Explicitly Keynesian policies include administration actions to accelerate federal spending so it occurs earlier in the year. Along similar lines, the White House has proposed changes in tax withholding schedules to put more cash in consumers' pockets today at the expense of lower refunds next year. There is nothing wrong with this idea; taxpayers should not be making interest-free loans to Uncle Sam. But the claim that this change somehow will lead to greater economic activity is ludicrous.
The White House also has called for increased spending for domestic programs in future years, adopting the statist and Keynesian strategy of calling these outlays "investments" that will boost future growth. Taxpayers are supposed to believe that higher spending on education programs, Head Start, migrant health centers, family planning, foster care, the superconducting supercollider, the space station, mass-transit subsidies, public housing, and homelessness will promote economic growth. The White House rather conveniently neglected to provide any analysis explaining how these programs, which in the past have not even solved the problems for which they were allegedly created, much less stimulated the economy, are now supposed to encourage economic growth.
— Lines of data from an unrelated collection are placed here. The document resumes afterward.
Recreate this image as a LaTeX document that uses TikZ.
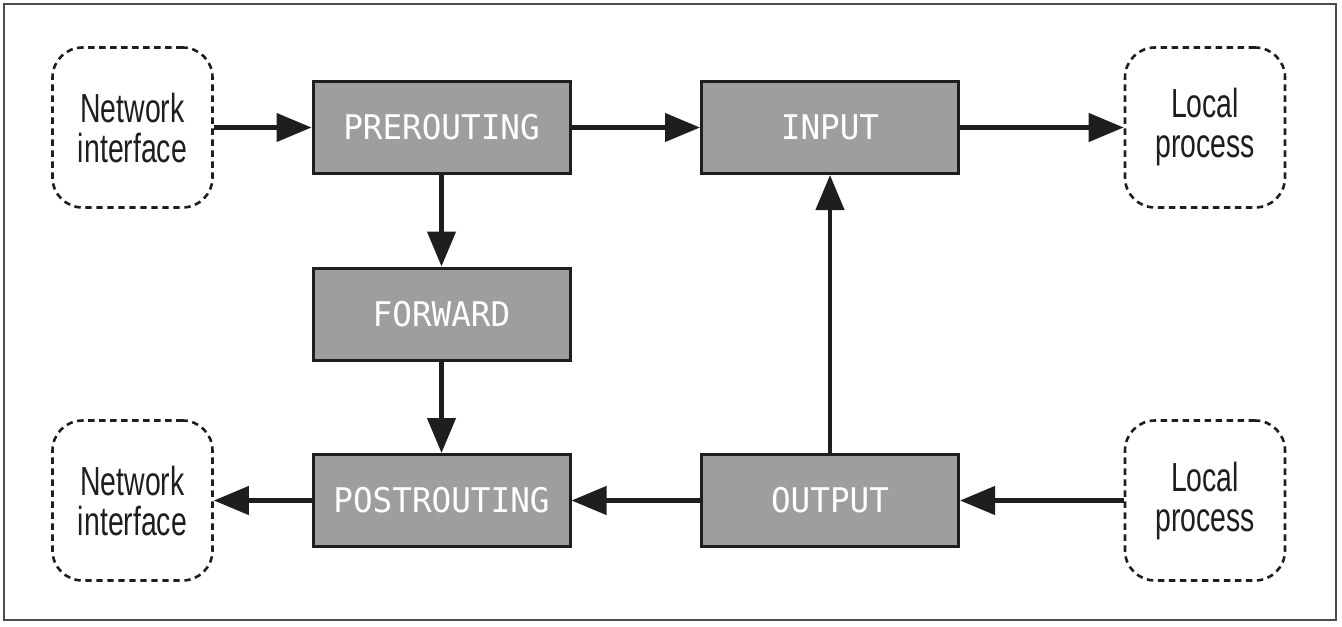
\documentclass[tikz,border=0pt]{standalone}
\usepackage{fontspec}
\usetikzlibrary{arrows.meta}
\newfontfamily\boxmono[FakeStretch=0.96]{DejaVu Sans Mono}
\newfontfamily\narrowsans[FakeStretch=0.70]{Liberation Sans}
\definecolor{boxgray}{HTML}{9E9E9E}
\definecolor{inkdark}{HTML}{1E1E1E}
\tikzset{
  chainbox/.style={draw=inkdark, line width=1.5pt, fill=boxgray,
    minimum width=128.5pt, minimum height=46pt, inner sep=0pt,
    text=white, font=\boxmono\fontsize{17}{19}\selectfont},
  endbox/.style={draw=inkdark, line width=1.3pt, dash pattern=on 3.2pt off 2.3pt,
    rounded corners=15pt, minimum width=80pt, minimum height=80pt, inner sep=0pt,
    align=center, text=inkdark, font=\narrowsans\fontsize{20.3}{20}\selectfont},
  flow/.style={draw=inkdark, line width=2.2pt,
    -{Triangle[length=17.5pt,width=14pt]}, shorten >=0pt}
}
\begin{document}
\begin{tikzpicture}[x=0.5pt,y=-0.5pt]
\useasboundingbox (0,0) rectangle (1342,626);
\draw[line width=0.8pt, draw=gray!60!black] (4,4) rectangle (1336,620);
\node[endbox] (ni1) at (132.5,127.5) {Network\\interface};
\node[endbox] (lp1) at (1205,127.5) {Local\\process};
\node[endbox] (ni2) at (132.5,500.5) {Network\\interface};
\node[endbox] (lp2) at (1205,500.5) {Local\\process};
\node[chainbox] (pre) at (441.5,127.5) {PREROUTING};
\node[chainbox] (inp) at (830,127.5) {INPUT};
\node[chainbox] (fwd) at (441.5,314) {FORWARD};
\node[chainbox] (post) at (441.5,500.5) {POSTROUTING};
\node[chainbox] (out) at (830,500.5) {OUTPUT};
\draw[flow] (ni1) -- (pre);
\draw[flow] (pre) -- (inp);
\draw[flow] (inp) -- (lp1);
\draw[flow] (pre) -- (fwd);
\draw[flow] (fwd) -- (post);
\draw[flow] (out) -- (inp);
\draw[flow] (out) -- (post);
\draw[flow] (lp2) -- (out);
\draw[flow] (post) -- (ni2);
\end{tikzpicture}
\end{document}
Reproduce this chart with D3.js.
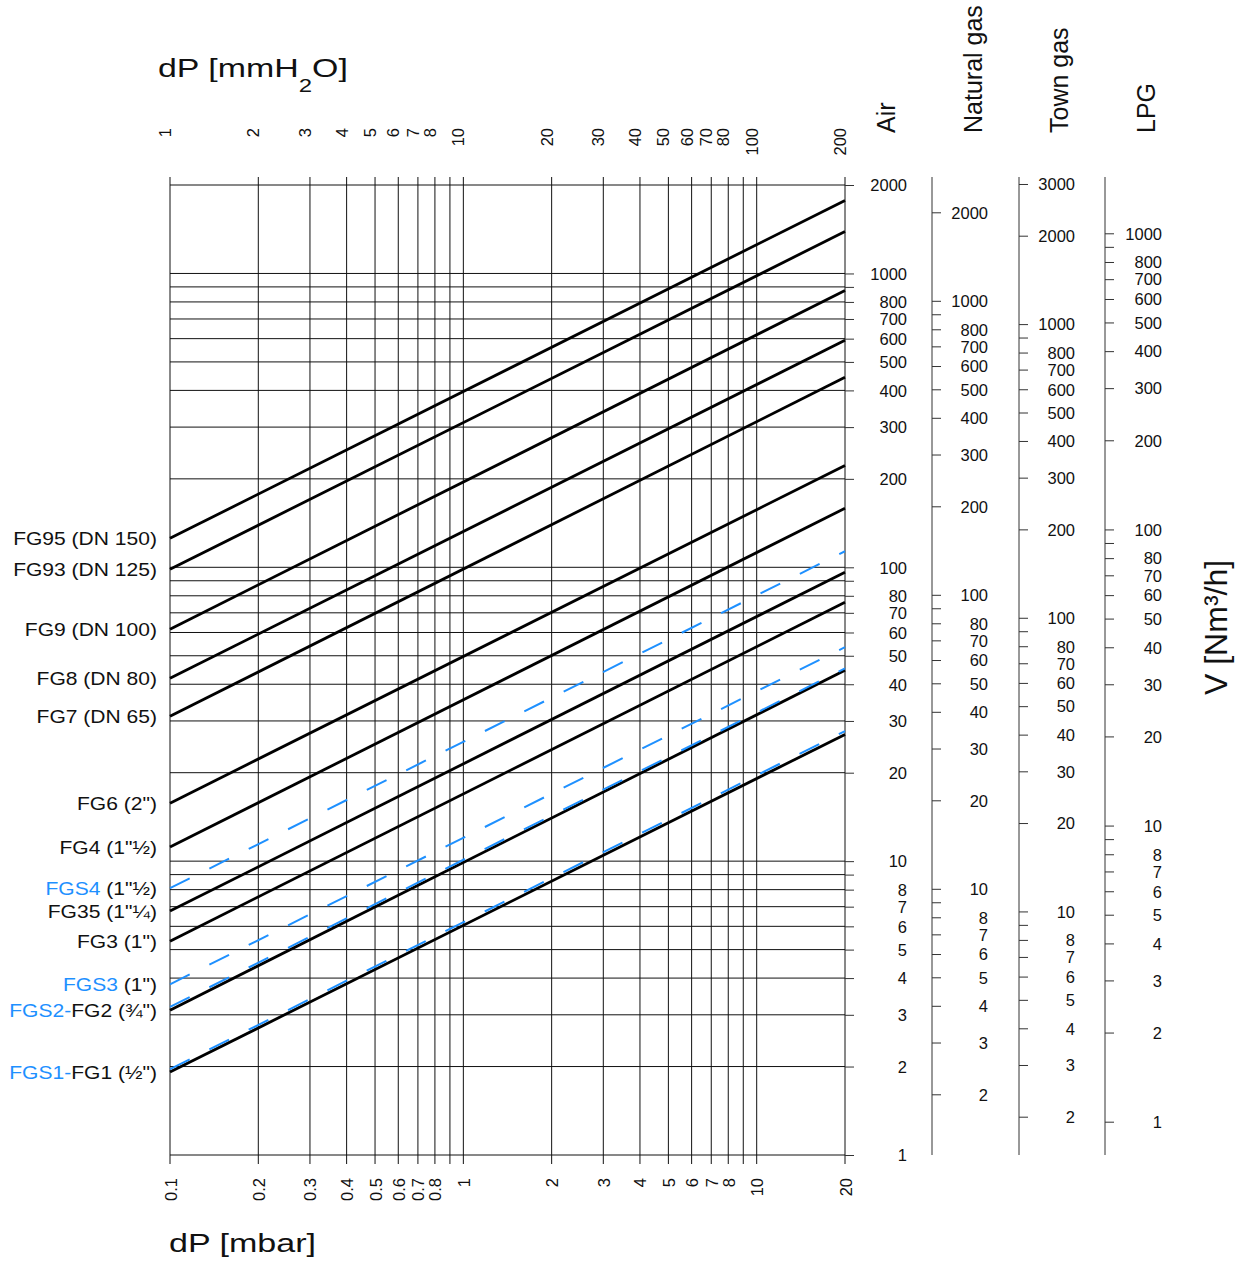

White House tax policies are almost as bad. Bush proposes, as a growth measure, increasing the personal exemption for children by $500 annually. Anything that allows taxpayers to keep more of their money is a good thing, and the tax burden on families is particularly devastating, but raising the exemption will do nothing for economic growth, since incentives to work, save, and invest remain unchanged. There is no real difference between this proposal and the openly Keynesian $50 tax rebate proposals floated in the '70s.
The administration's proposed investment tax allowance also fails the growth test. Under current law, a large amount of the money businesses spend on new investment is treated as taxable profit. The White House seems to realize this bizarre taxation of investment is bad for the economy and has proposed to increase the amount of investment spending a business can deduct from income. Unfortunately, Bush has reduced a sound idea to a fine-tuning budget gimmick by restricting the proposal to investments occurring this year. As a result, the long-term incentive to invest remains unchanged.
Bush's economic policy has been a disaster. Budget decisions are driven by Richard Darman, Bush's budget director and a career bureaucrat. Darman has turned back the clock for Republican economic policy, reducing the GOP to insincere speeches about big government, opposition to substantive tax cuts, and endless back-room dealing with congressional power barons.
The net result: Government has gotten bigger and will continue growing. Unfortunately, it appears that free-market supporters will have to re-invent the wheel, going through the same process that occurred 15 years ago to make Republicans, and some Democrats, realize that Keynesianism is an economic and political disaster. The 1980s showed that tax policies based upon increasing incentives work. There is no reason why similar policies won't work today.
Daniel J. Mitchell is the John M. Olin Senior Fellow in Political Economy at the Heritage Foundation.